In the port of Encaramada we met with some Caribs of Panapana. A cacique was going up the Orinoco in his canoe, to join in the famous fishing of turtles' eggs. His canoe was rounded toward the bottom like a bongo, and followed by a smaller boat called a curiara. He was seated beneath a sort of tent, constructed, like the sail, of palm-leaves. His cold and silent gravity, the respect with which he was treated by his attendants, everything denoted him to be a person of importance. He was equipped, however, in the same manner as his Indians. They were all equally naked, armed with bows and arrows, and painted with onoto, which is the colouring fecula of the Bixa orellana. The chief, the domestics, the furniture, the boat, and the sail, were all painted red. These Caribs are men of an almost athletic stature; they appeared to us much taller than any Indians we had hitherto seen. Their smooth and thick hair, cut short on the forehead like that of choristers, their eyebrows painted black, their look at once gloomy and animated, gave a singular expression to their countenances. Having till then seen only the skulls of some Caribs of the West India Islands preserved in the collections of Europe, we were surprised to find that these Indians, who were of pure race, had foreheads much more rounded than they are described. The women, who were very tall, and disgusting from their want of cleanliness, carried their infants on their backs. The thighs and legs of the infants were bound at certain distances by broad strips of cotton cloth, and the flesh, strongly compressed beneath the ligatures, was swelled in the interstices. It is generally to be observed, that the Caribs are as attentive to their exterior and their ornaments, as it is possible for men to be, who are naked and painted red. They attach great importance to certain configurations of the body; and a mother would be accused of culpable indifference toward her children, if she did not employ artificial means to shape the calf of the leg after the fashion of the country. As none of our Indians of Apure understood the Caribbee language, we could obtain no information from the cacique of Panama respecting the encampments that are made at this season in several islands of the Orinoco for collecting turtles' eggs.

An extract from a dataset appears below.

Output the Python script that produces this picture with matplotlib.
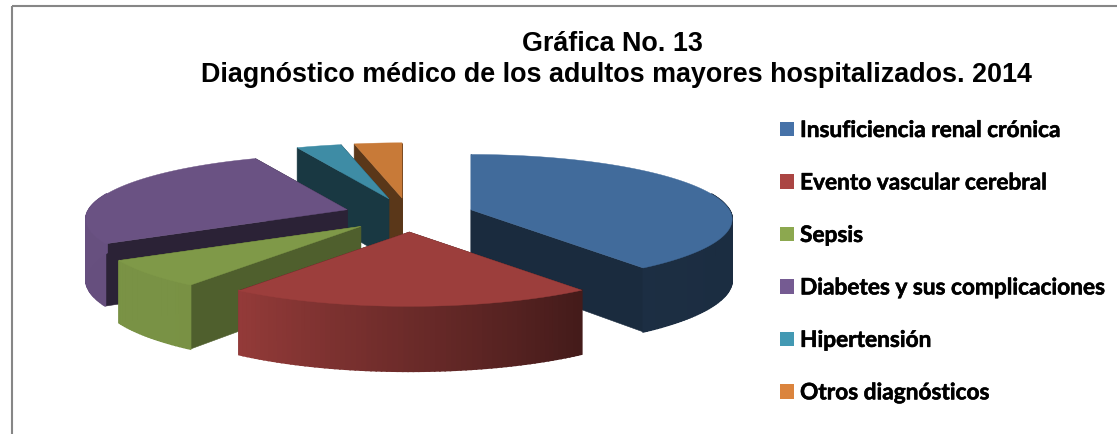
import numpy as np
import matplotlib
matplotlib.use("Agg")
import matplotlib.pyplot as plt
import matplotlib.patheffects as pe
from matplotlib.patches import Patch, Rectangle

title_lines = ["Gráfica No. 13", "Diagnóstico médico de los adultos mayores hospitalizados. 2014"]
categories = ["Insuficiencia renal crónica", "Evento vascular cerebral", "Sepsis",
              "Diabetes y sus complicaciones", "Hipertensión", "Otros diagnósticos"]
values = [40.0, 19.85, 6.85, 26.7, 3.2, 3.4]
top_colors = ["#416B9B", "#9C3E3C", "#7F9948", "#6A5283", "#3E8CA5", "#C87A38"]
legend_colors = ["#4672A8", "#AB4543", "#8CA84F", "#755B92", "#4399B3", "#DB843D"]
cut_shade = [0.40, 0.45, 0.62, 0.41, 0.40, 0.45]

# projection parameters (figure pixels)
CX, CY = 409.0, 216.0
R, K, P = 258.5, 63.4, 0.147
EX, EY = 65.0, 17.0
D = 60.0

fig = plt.figure(figsize=(11.17, 4.35), dpi=100)
ax = fig.add_axes([0, 0, 1, 1])
ax.set_xlim(0, 1117)
ax.set_ylim(435, 0)
ax.axis("off")


def project(theta, mid, r=1.0):
    """Screen position of a rim (r=1) or apex (r=0) point of one exploded slice."""
    s, c = np.sin(theta) * r, np.cos(theta) * r
    w = 1.0 / (1.0 + P * c)
    x = CX + R * s * w + EX * np.sin(mid)
    y = CY - K * c * w - EY * np.cos(mid)
    return x, y, D * np.sqrt(w)


def side_shade(theta_deg):
    return np.interp(theta_deg, [90, 144, 216, 360], [0.41, 0.43, 0.95, 1.0])


def shaded(col, f):
    return tuple(np.clip(np.array(matplotlib.colors.to_rgb(col)) * f, 0, 1))


edges = np.concatenate([[0], np.cumsum(values)]) / np.sum(values) * 2 * np.pi
mids = (edges[:-1] + edges[1:]) / 2
order = np.argsort(-np.cos(mids))

for i in order:
    a0, a1, m = edges[i], edges[i + 1], mids[i]
    col = top_colors[i]
    th = np.linspace(a0, a1, max(int(np.degrees(a1 - a0)), 4) + 1)
    xr, yr, dr = project(th, m)
    xa, ya, da = project(0.0, m, 0.0)
    # cut faces
    dark = shaded(col, cut_shade[i])
    for k in (0, -1):
        ax.fill([xa, xr[k], xr[k], xa], [ya, yr[k], yr[k] + dr[k], ya + da],
                color=dark, lw=0.4, zorder=1)
    # outer side as narrow shaded quads
    for j in range(len(th) - 1):
        if np.cos(th[j]) > 0.25 and np.cos(th[j + 1]) > 0.25:
            continue
        f = shaded(col, side_shade(np.degrees((th[j] + th[j + 1]) / 2)))
        ax.fill([xr[j], xr[j + 1], xr[j + 1], xr[j]],
                [yr[j], yr[j + 1], yr[j + 1] + dr[j + 1], yr[j] + dr[j]],
                color=f, lw=1.2, zorder=1)
    # top face
    ax.fill(np.r_[xa, xr], np.r_[ya, yr], color=col, lw=0.3, zorder=1)

# chart frame
ax.add_patch(Rectangle((12, 6.5), 1200, 600, fill=False, ec="#868686", lw=1.5, clip_on=True))

for line, xc, yc in zip(title_lines, (612, 616), (44, 75)):
    fig.text(xc / 1117, 1 - yc / 435, line, ha="center", va="center",
             family="Liberation Sans", weight="bold", fontsize=19.4, color="black")

handles = [Patch(fc=c, ec="none") for c in legend_colors]
leg = fig.legend(handles, categories, loc="upper left",
                 bbox_to_anchor=(780 / 1117, 1 - 121 / 435),
                 frameon=False, borderpad=0, borderaxespad=0,
                 prop={"family": "Lato", "weight": "bold", "size": 16.3},
                 handlelength=0.615, handleheight=0.615, handletextpad=0.27, labelspacing=1.39)
for t in leg.get_texts():
    t.set_path_effects([pe.withStroke(linewidth=0.4, foreground="black")])

fig.savefig("out.png", dpi=100, facecolor="white")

Near Encaramada a very long island divides the river into two branches. We passed the night in a rocky creek, opposite the mouth of the Rio Cabullare, which is formed by the Payara and the Atamaica, and is sometimes considered as one of the branches of the Apure, because it communicates with that river by the Rio Arichuna. The evening was beautiful. The moon illumined the tops of the granite rocks. The heat was so uniformly distributed, that, notwithstanding the humidity of the air, no twinkling of the stars was observable, even at four or five degrees above the horizon. The light of the planets was singularly dimmed; and if, on account of the smallness of the apparent diameter of Jupiter, I had not suspected some error in the observation, I should say, that here, for the first time, we thought we distinguished the disk of Jupiter with the naked eye. Towards midnight, the north-east wind became extremely violent. It brought no clouds, but the vault of the sky was covered more and more with vapours. Strong gusts were felt, and made us fear for the safety of our canoe. During this whole day we had seen very few crocodiles, but all of an extraordinary size, from twenty to twenty-four feet. The Indians assured us that the young crocodiles prefer the marshes, and the rivers that are less broad, and less deep. They crowd together particularly in the Canos, and we may say of them, what Abdallatif says of the crocodiles of the Nile,* "that they swarm like worms in the shallow waters of the river, and in the shelter of uninhabited islands." (* Description de l'Egypte translated by De Sacy.)

On the 6th of April, whilst continuing to ascend the Orinoco, first southward and then to south-west, we perceived the southern side of the Serrania, or chain of the mountains of Encaramada. The part nearest the river is only one hundred and forty or one hundred and sixty toises high; but from its abrupt declivities, its situation in the midst of a savannah, and its rocky summits, cut into shapeless prisms, the Serrania appears singularly elevated.